Requirements.
Make an exact transcription of the material, leaving out all images.

Stored data.

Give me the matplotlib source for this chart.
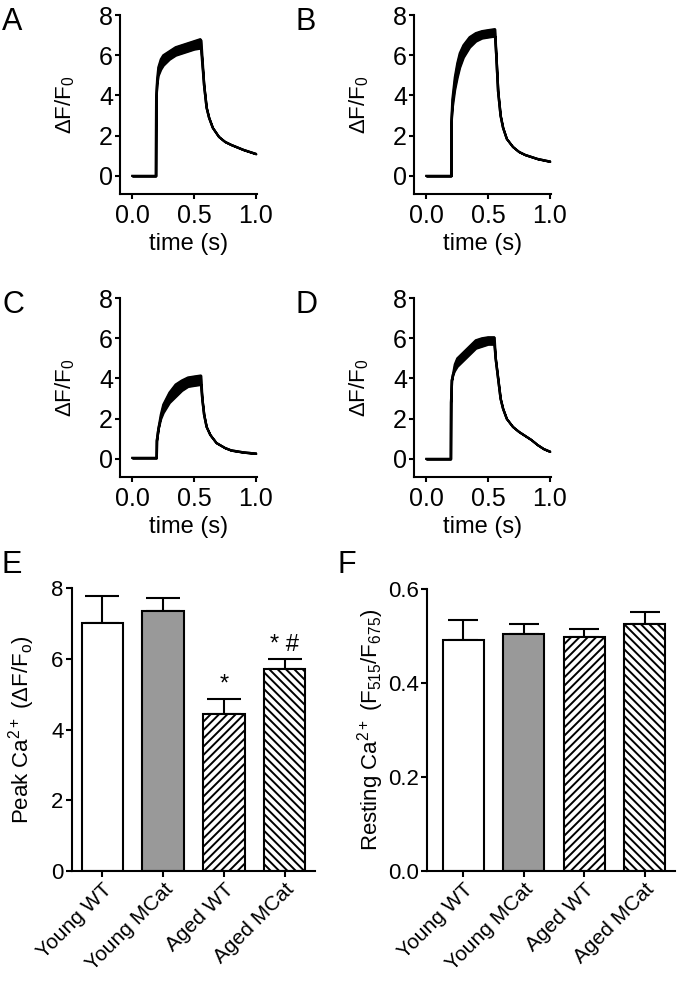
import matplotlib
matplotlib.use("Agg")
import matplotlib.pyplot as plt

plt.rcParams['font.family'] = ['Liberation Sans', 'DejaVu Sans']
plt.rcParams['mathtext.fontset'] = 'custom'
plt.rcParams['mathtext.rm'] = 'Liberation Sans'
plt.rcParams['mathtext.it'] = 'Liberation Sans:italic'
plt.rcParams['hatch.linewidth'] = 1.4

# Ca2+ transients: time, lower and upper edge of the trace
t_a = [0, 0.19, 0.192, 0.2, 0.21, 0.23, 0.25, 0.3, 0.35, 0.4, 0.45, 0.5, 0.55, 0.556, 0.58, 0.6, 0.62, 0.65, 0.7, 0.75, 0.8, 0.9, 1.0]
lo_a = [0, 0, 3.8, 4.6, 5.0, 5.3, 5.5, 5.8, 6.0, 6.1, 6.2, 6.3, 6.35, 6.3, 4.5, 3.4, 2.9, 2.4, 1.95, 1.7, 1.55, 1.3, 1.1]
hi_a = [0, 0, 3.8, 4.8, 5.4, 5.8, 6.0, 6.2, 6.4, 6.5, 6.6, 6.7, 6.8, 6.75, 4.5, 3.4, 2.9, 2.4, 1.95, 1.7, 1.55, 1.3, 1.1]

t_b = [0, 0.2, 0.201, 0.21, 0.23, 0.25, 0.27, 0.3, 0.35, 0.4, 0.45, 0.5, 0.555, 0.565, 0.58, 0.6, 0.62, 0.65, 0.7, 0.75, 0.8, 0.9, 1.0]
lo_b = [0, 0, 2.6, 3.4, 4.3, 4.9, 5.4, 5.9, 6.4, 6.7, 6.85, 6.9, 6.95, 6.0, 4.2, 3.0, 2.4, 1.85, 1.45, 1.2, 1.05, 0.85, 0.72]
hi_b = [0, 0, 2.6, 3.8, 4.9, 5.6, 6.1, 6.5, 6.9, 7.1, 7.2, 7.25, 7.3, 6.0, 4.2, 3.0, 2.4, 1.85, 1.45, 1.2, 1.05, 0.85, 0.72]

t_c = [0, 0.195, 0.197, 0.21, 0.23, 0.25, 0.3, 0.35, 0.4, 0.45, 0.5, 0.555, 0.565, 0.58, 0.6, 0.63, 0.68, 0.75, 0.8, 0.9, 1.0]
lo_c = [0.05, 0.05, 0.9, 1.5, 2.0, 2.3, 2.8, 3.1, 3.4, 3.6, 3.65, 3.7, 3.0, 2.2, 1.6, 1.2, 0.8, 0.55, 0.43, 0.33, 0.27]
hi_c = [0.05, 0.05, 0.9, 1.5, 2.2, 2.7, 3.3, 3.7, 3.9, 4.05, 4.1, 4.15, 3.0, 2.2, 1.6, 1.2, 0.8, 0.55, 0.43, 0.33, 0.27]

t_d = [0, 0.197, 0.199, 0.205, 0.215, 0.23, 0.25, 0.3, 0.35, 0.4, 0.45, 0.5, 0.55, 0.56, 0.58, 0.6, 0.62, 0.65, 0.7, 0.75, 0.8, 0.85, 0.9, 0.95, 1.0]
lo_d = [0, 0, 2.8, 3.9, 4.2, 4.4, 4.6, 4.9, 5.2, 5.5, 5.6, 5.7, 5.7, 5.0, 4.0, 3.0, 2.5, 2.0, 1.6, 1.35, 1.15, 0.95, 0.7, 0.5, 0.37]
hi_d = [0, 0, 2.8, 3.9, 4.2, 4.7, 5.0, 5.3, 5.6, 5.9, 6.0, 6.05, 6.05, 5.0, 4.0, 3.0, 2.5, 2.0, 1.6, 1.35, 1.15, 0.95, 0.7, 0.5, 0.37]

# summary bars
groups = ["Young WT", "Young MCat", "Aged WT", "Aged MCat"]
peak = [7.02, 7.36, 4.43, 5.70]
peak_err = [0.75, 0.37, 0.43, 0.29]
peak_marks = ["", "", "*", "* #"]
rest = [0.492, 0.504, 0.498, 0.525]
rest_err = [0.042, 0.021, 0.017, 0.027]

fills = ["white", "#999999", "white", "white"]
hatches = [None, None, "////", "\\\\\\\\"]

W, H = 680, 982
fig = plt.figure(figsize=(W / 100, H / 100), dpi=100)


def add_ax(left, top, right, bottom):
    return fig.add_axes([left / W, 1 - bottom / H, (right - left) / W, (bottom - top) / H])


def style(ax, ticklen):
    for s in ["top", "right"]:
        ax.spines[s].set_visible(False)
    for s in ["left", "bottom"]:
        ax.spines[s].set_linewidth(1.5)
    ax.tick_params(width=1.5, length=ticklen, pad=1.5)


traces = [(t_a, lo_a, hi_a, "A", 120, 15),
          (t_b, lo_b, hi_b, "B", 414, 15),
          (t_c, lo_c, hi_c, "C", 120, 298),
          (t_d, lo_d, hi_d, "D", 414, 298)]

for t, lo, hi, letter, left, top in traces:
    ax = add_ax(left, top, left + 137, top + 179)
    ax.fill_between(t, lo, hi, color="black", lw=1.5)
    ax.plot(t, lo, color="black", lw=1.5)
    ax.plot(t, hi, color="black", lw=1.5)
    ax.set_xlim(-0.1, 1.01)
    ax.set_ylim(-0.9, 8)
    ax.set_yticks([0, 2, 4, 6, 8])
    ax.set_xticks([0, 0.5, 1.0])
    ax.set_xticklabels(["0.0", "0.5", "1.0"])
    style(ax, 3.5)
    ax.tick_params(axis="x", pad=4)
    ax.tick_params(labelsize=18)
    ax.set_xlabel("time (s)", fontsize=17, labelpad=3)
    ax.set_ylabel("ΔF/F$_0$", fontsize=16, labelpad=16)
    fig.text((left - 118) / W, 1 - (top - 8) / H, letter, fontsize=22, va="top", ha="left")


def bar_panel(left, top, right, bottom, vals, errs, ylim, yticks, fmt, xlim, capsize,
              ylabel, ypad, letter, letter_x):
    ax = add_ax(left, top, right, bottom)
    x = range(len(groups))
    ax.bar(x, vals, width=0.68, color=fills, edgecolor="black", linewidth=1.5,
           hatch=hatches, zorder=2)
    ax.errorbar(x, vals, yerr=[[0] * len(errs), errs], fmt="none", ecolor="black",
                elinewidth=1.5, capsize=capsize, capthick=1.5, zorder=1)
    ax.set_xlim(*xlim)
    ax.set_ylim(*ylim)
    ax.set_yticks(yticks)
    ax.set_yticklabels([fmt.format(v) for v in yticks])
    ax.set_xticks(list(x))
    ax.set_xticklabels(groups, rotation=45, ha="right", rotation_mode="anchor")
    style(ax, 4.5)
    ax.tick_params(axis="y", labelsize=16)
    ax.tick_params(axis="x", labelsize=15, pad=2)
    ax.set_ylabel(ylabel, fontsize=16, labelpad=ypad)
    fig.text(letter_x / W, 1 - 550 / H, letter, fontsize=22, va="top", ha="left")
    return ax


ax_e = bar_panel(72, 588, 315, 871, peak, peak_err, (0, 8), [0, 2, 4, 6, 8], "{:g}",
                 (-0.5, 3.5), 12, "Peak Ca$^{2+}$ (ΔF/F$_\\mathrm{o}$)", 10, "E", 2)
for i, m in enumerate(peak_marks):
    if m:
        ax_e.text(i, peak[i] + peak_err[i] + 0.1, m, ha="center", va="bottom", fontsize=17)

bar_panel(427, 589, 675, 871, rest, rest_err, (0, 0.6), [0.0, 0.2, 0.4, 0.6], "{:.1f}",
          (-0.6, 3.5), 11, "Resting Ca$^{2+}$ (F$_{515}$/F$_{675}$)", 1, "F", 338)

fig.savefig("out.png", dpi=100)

Answer in full.
Give me the matplotlib source for this chart.
import matplotlib
matplotlib.use("Agg")
import matplotlib.pyplot as plt

plt.rcParams['font.family'] = ['Liberation Sans', 'DejaVu Sans']
plt.rcParams['mathtext.fontset'] = 'custom'
plt.rcParams['mathtext.rm'] = 'Liberation Sans'
plt.rcParams['mathtext.it'] = 'Liberation Sans:italic'
plt.rcParams['hatch.linewidth'] = 1.4

# Ca2+ transients: time, lower and upper edge of the trace
t_a = [0, 0.19, 0.192, 0.2, 0.21, 0.23, 0.25, 0.3, 0.35, 0.4, 0.45, 0.5, 0.55, 0.556, 0.58, 0.6, 0.62, 0.65, 0.7, 0.75, 0.8, 0.9, 1.0]
lo_a = [0, 0, 3.8, 4.6, 5.0, 5.3, 5.5, 5.8, 6.0, 6.1, 6.2, 6.3, 6.35, 6.3, 4.5, 3.4, 2.9, 2.4, 1.95, 1.7, 1.55, 1.3, 1.1]
hi_a = [0, 0, 3.8, 4.8, 5.4, 5.8, 6.0, 6.2, 6.4, 6.5, 6.6, 6.7, 6.8, 6.75, 4.5, 3.4, 2.9, 2.4, 1.95, 1.7, 1.55, 1.3, 1.1]

t_b = [0, 0.2, 0.201, 0.21, 0.23, 0.25, 0.27, 0.3, 0.35, 0.4, 0.45, 0.5, 0.555, 0.565, 0.58, 0.6, 0.62, 0.65, 0.7, 0.75, 0.8, 0.9, 1.0]
lo_b = [0, 0, 2.6, 3.4, 4.3, 4.9, 5.4, 5.9, 6.4, 6.7, 6.85, 6.9, 6.95, 6.0, 4.2, 3.0, 2.4, 1.85, 1.45, 1.2, 1.05, 0.85, 0.72]
hi_b = [0, 0, 2.6, 3.8, 4.9, 5.6, 6.1, 6.5, 6.9, 7.1, 7.2, 7.25, 7.3, 6.0, 4.2, 3.0, 2.4, 1.85, 1.45, 1.2, 1.05, 0.85, 0.72]

t_c = [0, 0.195, 0.197, 0.21, 0.23, 0.25, 0.3, 0.35, 0.4, 0.45, 0.5, 0.555, 0.565, 0.58, 0.6, 0.63, 0.68, 0.75, 0.8, 0.9, 1.0]
lo_c = [0.05, 0.05, 0.9, 1.5, 2.0, 2.3, 2.8, 3.1, 3.4, 3.6, 3.65, 3.7, 3.0, 2.2, 1.6, 1.2, 0.8, 0.55, 0.43, 0.33, 0.27]
hi_c = [0.05, 0.05, 0.9, 1.5, 2.2, 2.7, 3.3, 3.7, 3.9, 4.05, 4.1, 4.15, 3.0, 2.2, 1.6, 1.2, 0.8, 0.55, 0.43, 0.33, 0.27]

t_d = [0, 0.197, 0.199, 0.205, 0.215, 0.23, 0.25, 0.3, 0.35, 0.4, 0.45, 0.5, 0.55, 0.56, 0.58, 0.6, 0.62, 0.65, 0.7, 0.75, 0.8, 0.85, 0.9, 0.95, 1.0]
lo_d = [0, 0, 2.8, 3.9, 4.2, 4.4, 4.6, 4.9, 5.2, 5.5, 5.6, 5.7, 5.7, 5.0, 4.0, 3.0, 2.5, 2.0, 1.6, 1.35, 1.15, 0.95, 0.7, 0.5, 0.37]
hi_d = [0, 0, 2.8, 3.9, 4.2, 4.7, 5.0, 5.3, 5.6, 5.9, 6.0, 6.05, 6.05, 5.0, 4.0, 3.0, 2.5, 2.0, 1.6, 1.35, 1.15, 0.95, 0.7, 0.5, 0.37]

# summary bars
groups = ["Young WT", "Young MCat", "Aged WT", "Aged MCat"]
peak = [7.02, 7.36, 4.43, 5.70]
peak_err = [0.75, 0.37, 0.43, 0.29]
peak_marks = ["", "", "*", "* #"]
rest = [0.492, 0.504, 0.498, 0.525]
rest_err = [0.042, 0.021, 0.017, 0.027]

fills = ["white", "#999999", "white", "white"]
hatches = [None, None, "////", "\\\\\\\\"]

W, H = 680, 982
fig = plt.figure(figsize=(W / 100, H / 100), dpi=100)


def add_ax(left, top, right, bottom):
    return fig.add_axes([left / W, 1 - bottom / H, (right - left) / W, (bottom - top) / H])


def style(ax, ticklen):
    for s in ["top", "right"]:
        ax.spines[s].set_visible(False)
    for s in ["left", "bottom"]:
        ax.spines[s].set_linewidth(1.5)
    ax.tick_params(width=1.5, length=ticklen, pad=1.5)


traces = [(t_a, lo_a, hi_a, "A", 120, 15),
          (t_b, lo_b, hi_b, "B", 414, 15),
          (t_c, lo_c, hi_c, "C", 120, 298),
          (t_d, lo_d, hi_d, "D", 414, 298)]

for t, lo, hi, letter, left, top in traces:
    ax = add_ax(left, top, left + 137, top + 179)
    ax.fill_between(t, lo, hi, color="black", lw=1.5)
    ax.plot(t, lo, color="black", lw=1.5)
    ax.plot(t, hi, color="black", lw=1.5)
    ax.set_xlim(-0.1, 1.01)
    ax.set_ylim(-0.9, 8)
    ax.set_yticks([0, 2, 4, 6, 8])
    ax.set_xticks([0, 0.5, 1.0])
    ax.set_xticklabels(["0.0", "0.5", "1.0"])
    style(ax, 3.5)
    ax.tick_params(axis="x", pad=4)
    ax.tick_params(labelsize=18)
    ax.set_xlabel("time (s)", fontsize=17, labelpad=3)
    ax.set_ylabel("ΔF/F$_0$", fontsize=16, labelpad=16)
    fig.text((left - 118) / W, 1 - (top - 8) / H, letter, fontsize=22, va="top", ha="left")


def bar_panel(left, top, right, bottom, vals, errs, ylim, yticks, fmt, xlim, capsize,
              ylabel, ypad, letter, letter_x):
    ax = add_ax(left, top, right, bottom)
    x = range(len(groups))
    ax.bar(x, vals, width=0.68, color=fills, edgecolor="black", linewidth=1.5,
           hatch=hatches, zorder=2)
    ax.errorbar(x, vals, yerr=[[0] * len(errs), errs], fmt="none", ecolor="black",
                elinewidth=1.5, capsize=capsize, capthick=1.5, zorder=1)
    ax.set_xlim(*xlim)
    ax.set_ylim(*ylim)
    ax.set_yticks(yticks)
    ax.set_yticklabels([fmt.format(v) for v in yticks])
    ax.set_xticks(list(x))
    ax.set_xticklabels(groups, rotation=45, ha="right", rotation_mode="anchor")
    style(ax, 4.5)
    ax.tick_params(axis="y", labelsize=16)
    ax.tick_params(axis="x", labelsize=15, pad=2)
    ax.set_ylabel(ylabel, fontsize=16, labelpad=ypad)
    fig.text(letter_x / W, 1 - 550 / H, letter, fontsize=22, va="top", ha="left")
    return ax


ax_e = bar_panel(72, 588, 315, 871, peak, peak_err, (0, 8), [0, 2, 4, 6, 8], "{:g}",
                 (-0.5, 3.5), 12, "Peak Ca$^{2+}$ (ΔF/F$_\\mathrm{o}$)", 10, "E", 2)
for i, m in enumerate(peak_marks):
    if m:
        ax_e.text(i, peak[i] + peak_err[i] + 0.1, m, ha="center", va="bottom", fontsize=17)

bar_panel(427, 589, 675, 871, rest, rest_err, (0, 0.6), [0.0, 0.2, 0.4, 0.6], "{:.1f}",
          (-0.6, 3.5), 11, "Resting Ca$^{2+}$ (F$_{515}$/F$_{675}$)", 1, "F", 338)

fig.savefig("out.png", dpi=100)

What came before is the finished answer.